Certainly this is the advice of Chandrakant, my long-time Migration agent. He’s from India, so he’d know.


[1] Disappointingly - and not to mention, outmoded - Darryl & Quintin continue to veto my suggestion to make the male and female bathrooms a communal bathroom, a la Ali McBeal. They claim women need a “safe space” within the hostel. It’s an attitude I find quite troubling in these progressive times. And, to think, as gay men they’d have expected every single one of us to vote “yes” in support of gay marriage!

[2] You can trust mine, however, are accurate.

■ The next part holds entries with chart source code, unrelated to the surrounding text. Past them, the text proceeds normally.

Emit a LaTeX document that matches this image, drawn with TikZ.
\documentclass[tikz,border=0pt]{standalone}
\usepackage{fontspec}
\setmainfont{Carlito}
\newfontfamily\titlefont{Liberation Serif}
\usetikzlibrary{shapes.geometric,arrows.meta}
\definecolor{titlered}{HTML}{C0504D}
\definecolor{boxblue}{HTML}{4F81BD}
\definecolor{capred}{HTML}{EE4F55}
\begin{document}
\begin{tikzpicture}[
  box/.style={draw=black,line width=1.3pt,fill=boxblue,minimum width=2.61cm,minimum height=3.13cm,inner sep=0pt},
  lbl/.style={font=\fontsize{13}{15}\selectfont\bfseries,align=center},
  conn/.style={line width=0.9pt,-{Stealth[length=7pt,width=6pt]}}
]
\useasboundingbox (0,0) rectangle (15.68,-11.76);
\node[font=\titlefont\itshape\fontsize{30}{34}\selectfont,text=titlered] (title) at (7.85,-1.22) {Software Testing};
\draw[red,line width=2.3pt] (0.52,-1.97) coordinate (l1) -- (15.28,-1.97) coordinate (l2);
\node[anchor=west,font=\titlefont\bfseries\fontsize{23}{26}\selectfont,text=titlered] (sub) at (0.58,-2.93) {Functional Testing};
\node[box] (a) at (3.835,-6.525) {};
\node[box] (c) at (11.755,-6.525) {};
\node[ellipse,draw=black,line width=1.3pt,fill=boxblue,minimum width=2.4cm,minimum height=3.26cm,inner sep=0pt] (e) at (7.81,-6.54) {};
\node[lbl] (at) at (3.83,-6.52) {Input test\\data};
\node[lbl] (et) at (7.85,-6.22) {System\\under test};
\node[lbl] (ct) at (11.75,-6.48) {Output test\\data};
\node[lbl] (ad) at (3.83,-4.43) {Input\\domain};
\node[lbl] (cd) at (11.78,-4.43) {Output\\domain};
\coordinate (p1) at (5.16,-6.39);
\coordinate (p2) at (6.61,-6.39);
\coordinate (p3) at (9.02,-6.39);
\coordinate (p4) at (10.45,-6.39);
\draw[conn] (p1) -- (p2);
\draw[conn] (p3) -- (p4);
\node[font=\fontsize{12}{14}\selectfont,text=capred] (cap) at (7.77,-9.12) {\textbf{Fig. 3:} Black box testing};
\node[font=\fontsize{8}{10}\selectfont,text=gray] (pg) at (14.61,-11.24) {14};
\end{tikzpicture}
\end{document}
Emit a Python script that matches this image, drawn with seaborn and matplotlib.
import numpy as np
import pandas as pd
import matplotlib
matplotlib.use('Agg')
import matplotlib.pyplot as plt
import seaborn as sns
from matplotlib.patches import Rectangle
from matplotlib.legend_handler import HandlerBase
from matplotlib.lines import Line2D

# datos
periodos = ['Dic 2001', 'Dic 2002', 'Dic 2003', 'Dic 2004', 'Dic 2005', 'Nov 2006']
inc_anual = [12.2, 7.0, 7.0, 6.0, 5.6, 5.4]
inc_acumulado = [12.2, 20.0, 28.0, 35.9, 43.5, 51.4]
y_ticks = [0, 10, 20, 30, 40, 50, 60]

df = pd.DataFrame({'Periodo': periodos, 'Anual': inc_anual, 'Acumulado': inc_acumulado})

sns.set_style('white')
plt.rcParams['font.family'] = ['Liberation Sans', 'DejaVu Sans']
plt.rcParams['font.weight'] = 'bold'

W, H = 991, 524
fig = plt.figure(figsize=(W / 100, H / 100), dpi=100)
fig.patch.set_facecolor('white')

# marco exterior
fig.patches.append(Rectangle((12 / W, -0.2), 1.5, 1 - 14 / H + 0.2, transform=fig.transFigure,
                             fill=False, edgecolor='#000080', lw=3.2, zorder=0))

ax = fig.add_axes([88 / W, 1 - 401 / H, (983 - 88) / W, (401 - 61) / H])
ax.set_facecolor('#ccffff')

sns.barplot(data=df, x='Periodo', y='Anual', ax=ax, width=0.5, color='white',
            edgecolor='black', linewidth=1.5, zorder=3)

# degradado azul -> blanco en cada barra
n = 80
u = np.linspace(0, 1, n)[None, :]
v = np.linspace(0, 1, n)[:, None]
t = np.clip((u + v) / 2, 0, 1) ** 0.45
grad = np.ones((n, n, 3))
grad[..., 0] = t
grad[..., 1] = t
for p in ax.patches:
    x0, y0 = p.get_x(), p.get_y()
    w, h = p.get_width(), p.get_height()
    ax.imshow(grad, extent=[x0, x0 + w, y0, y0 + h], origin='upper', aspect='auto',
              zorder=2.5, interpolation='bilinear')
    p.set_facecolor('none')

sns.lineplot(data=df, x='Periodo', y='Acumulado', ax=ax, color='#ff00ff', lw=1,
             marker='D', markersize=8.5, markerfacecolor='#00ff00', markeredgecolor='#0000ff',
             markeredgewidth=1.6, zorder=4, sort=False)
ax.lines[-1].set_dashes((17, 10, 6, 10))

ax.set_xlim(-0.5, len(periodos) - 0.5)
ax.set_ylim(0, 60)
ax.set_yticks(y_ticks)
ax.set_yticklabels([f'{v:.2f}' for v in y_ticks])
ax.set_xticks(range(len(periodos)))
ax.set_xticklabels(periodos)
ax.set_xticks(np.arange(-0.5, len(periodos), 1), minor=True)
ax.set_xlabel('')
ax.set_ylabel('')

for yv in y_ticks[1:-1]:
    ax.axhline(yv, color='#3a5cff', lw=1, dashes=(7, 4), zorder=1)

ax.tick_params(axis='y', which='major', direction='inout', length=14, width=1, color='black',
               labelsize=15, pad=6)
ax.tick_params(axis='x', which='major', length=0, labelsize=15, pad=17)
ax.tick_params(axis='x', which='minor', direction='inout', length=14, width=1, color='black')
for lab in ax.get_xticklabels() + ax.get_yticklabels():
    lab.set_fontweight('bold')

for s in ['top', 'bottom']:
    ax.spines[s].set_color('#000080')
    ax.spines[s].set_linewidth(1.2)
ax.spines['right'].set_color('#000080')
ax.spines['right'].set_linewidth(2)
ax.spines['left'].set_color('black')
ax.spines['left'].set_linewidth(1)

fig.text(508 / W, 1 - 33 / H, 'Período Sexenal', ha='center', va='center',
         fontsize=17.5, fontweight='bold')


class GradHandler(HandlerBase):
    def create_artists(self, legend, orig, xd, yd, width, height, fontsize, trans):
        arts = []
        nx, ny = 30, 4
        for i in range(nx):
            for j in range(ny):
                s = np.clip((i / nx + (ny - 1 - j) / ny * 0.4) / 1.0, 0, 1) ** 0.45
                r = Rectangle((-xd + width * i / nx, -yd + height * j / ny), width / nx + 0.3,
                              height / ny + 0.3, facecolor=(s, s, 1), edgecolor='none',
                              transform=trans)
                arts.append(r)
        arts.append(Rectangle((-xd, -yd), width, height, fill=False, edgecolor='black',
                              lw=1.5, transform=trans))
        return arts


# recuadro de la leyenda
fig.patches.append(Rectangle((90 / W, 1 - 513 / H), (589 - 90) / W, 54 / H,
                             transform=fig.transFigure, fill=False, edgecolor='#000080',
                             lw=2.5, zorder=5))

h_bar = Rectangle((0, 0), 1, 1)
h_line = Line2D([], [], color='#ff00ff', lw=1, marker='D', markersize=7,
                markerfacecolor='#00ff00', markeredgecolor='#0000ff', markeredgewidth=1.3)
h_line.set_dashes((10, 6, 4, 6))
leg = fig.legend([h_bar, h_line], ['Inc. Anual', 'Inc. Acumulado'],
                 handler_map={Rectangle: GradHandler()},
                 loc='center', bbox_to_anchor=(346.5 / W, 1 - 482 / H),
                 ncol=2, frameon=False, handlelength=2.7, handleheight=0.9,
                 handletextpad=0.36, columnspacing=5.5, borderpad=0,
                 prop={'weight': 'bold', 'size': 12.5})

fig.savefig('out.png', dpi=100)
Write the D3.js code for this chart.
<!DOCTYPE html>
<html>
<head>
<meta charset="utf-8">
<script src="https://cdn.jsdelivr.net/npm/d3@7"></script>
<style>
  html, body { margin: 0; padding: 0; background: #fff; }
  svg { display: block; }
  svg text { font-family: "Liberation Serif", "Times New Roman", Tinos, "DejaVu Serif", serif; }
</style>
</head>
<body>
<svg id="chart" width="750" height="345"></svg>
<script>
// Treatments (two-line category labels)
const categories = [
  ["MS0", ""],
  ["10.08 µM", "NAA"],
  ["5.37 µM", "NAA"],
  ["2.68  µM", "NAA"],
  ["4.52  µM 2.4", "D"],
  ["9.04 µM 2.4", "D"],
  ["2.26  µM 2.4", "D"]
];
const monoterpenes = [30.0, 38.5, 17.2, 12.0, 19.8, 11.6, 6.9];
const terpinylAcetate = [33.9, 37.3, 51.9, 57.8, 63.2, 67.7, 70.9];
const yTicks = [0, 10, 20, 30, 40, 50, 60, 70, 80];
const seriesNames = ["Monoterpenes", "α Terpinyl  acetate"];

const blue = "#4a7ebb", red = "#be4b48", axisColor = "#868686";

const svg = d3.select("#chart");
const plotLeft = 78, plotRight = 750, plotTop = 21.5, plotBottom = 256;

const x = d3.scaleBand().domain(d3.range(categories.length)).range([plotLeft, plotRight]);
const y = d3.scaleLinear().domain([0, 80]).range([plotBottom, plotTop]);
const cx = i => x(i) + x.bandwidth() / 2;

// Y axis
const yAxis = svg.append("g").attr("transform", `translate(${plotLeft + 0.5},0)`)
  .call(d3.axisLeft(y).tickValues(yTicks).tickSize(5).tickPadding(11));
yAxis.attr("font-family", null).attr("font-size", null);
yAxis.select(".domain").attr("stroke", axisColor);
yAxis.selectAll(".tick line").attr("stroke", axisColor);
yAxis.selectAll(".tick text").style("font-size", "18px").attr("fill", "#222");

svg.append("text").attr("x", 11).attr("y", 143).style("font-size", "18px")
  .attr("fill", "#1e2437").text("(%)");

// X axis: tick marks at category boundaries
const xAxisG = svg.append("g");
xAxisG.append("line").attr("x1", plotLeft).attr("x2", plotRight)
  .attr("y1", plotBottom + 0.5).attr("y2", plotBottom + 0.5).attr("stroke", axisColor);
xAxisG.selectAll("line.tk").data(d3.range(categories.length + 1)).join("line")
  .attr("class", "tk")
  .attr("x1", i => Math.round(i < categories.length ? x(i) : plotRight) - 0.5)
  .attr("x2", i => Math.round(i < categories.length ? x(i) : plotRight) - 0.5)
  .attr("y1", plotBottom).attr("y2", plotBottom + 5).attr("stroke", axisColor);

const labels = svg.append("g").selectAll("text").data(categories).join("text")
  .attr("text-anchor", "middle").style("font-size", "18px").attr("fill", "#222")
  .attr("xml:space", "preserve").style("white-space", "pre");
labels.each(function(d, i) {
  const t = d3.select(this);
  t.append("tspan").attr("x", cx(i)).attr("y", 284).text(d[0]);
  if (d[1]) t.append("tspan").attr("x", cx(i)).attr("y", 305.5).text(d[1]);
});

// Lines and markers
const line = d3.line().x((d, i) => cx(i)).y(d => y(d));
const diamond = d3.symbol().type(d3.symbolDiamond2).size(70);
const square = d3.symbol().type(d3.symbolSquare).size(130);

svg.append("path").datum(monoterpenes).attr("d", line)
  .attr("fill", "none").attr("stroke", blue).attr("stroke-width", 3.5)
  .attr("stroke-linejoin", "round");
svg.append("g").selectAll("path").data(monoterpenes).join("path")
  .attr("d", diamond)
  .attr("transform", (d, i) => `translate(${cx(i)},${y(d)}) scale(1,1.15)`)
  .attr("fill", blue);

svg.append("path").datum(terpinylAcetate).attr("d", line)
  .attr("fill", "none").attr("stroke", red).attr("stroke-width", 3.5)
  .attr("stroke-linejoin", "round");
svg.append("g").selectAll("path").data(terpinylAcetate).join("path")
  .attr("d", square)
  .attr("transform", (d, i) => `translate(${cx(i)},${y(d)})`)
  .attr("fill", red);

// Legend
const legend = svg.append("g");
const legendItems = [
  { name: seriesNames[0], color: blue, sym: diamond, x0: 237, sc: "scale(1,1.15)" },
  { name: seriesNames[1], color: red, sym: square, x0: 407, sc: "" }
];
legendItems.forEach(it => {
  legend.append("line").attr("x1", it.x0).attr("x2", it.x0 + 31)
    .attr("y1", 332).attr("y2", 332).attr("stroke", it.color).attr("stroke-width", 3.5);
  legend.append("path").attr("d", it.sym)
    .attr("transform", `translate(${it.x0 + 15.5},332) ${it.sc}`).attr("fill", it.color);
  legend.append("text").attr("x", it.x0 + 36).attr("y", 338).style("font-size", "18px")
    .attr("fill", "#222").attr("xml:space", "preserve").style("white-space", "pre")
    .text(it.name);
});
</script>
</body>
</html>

No need to exaggerate when my back catalogue of hits/stories are so seemingly full of wacky over the top characters and incidents it would (almost) be forgivable to think I’d made them up. 

[3] Firstly, it may have been BMW but Flavia was difficult to understand on account of her thick accent, and because she was in the shower at the time talking to her friend Silvia in the next shower and water muffled her voice. Secondly, it’s pretty insulting that Rafinho may have a job with VW when, for years, I have been a loyal admirer of their Kombi vans and, as detailed earlier this year in “Kombi-ah, my lord”, still a frequent user of them. If anyone gets a skilled work visa from VW it should be me.

[4] Part of my duties around the Galah is to fill up the toilet paper dispensers in the bathrooms. As a team player, I often volunteer to do the both the mens AND womens toilets, so the look of alarm on Flavia’s face was mostly unwarranted.

[5] I waited out the front of the Galah for him to return from his evening gym session.

[6] Likewise, an Australian qualification - say, Bachelor of Medicine - is only the equivalent of a Certificate III in Health and Safety in the UK.

Mr Yunioshi.jpg

[7] The Rooney Rule was established by the National American Football League in 2003 to ensure coaches from minorities were given equal opportunities for jobs. It was named after the white actor Micky Rooney (see right), who, in 1961, portrayed Mr Yunioshi - an angry uptight Japanese landlord. Viewed from today’s world we can see the concept of a white actor playing a Japanese man as deeply insensitive and would never happen. Sensibly, Denzel Washington is mooted to take the role of Mr Yunioshi in the upcoming remake.